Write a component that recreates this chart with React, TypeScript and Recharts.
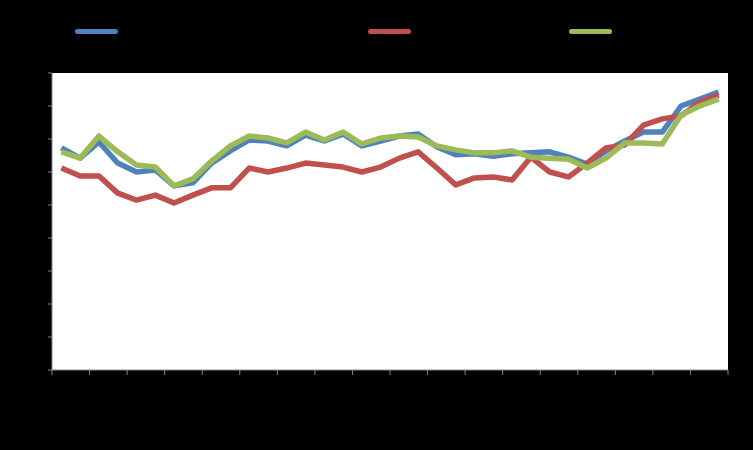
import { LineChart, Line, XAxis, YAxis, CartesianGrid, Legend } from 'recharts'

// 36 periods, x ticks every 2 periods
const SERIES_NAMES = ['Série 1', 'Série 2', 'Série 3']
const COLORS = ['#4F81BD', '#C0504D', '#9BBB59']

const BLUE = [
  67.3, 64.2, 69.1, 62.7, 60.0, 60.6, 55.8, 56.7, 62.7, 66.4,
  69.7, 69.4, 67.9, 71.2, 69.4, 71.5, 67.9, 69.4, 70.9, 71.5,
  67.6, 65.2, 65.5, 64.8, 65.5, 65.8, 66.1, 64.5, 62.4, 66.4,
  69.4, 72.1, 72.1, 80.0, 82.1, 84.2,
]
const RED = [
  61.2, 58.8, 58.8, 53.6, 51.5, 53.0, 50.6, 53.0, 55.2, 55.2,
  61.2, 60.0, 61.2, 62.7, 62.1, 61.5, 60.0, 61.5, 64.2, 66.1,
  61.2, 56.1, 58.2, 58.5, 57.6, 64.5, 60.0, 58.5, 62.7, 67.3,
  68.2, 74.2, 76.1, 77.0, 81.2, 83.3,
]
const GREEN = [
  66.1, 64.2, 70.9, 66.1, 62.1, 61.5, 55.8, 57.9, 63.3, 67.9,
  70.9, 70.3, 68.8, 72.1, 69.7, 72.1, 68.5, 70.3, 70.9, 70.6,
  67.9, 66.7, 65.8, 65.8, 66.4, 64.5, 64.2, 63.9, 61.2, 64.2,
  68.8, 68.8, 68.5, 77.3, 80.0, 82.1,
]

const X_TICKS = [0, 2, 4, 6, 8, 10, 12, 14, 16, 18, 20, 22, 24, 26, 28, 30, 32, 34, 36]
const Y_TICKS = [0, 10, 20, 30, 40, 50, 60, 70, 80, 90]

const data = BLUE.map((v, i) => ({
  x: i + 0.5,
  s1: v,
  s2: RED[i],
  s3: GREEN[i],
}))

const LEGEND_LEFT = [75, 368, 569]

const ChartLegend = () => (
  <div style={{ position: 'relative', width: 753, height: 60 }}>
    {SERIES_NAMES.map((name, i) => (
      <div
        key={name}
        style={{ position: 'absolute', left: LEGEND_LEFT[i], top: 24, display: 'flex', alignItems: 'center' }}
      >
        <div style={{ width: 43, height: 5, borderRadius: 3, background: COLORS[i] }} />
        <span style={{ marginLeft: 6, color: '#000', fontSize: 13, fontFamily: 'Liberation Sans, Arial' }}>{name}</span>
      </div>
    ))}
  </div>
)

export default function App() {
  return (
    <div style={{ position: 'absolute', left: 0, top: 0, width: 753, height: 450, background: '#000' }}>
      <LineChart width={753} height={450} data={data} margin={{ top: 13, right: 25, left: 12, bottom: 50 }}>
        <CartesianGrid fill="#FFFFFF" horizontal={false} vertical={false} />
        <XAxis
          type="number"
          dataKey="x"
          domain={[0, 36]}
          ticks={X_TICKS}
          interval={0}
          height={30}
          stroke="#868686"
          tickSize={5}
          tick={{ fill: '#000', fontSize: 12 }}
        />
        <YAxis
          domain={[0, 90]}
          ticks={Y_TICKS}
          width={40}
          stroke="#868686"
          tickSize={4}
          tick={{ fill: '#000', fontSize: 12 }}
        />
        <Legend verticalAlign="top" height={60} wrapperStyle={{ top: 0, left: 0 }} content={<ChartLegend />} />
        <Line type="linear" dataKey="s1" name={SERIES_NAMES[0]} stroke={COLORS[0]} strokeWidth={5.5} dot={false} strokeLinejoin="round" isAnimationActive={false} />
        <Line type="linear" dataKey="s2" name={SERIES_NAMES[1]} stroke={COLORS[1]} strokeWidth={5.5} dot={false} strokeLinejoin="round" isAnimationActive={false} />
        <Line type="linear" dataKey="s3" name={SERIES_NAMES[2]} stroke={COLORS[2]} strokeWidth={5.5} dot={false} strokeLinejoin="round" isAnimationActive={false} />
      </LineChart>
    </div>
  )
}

**Exercise description**
Every line from the top of the material above through the line with "YAxis, CartesianGrid, Legend" should be duplicated exactly, please; leave out the pictures.

**Written response**
Write a component that recreates this chart with React, TypeScript and Recharts.
import { LineChart, Line, XAxis, YAxis, CartesianGrid, Legend } from 'recharts'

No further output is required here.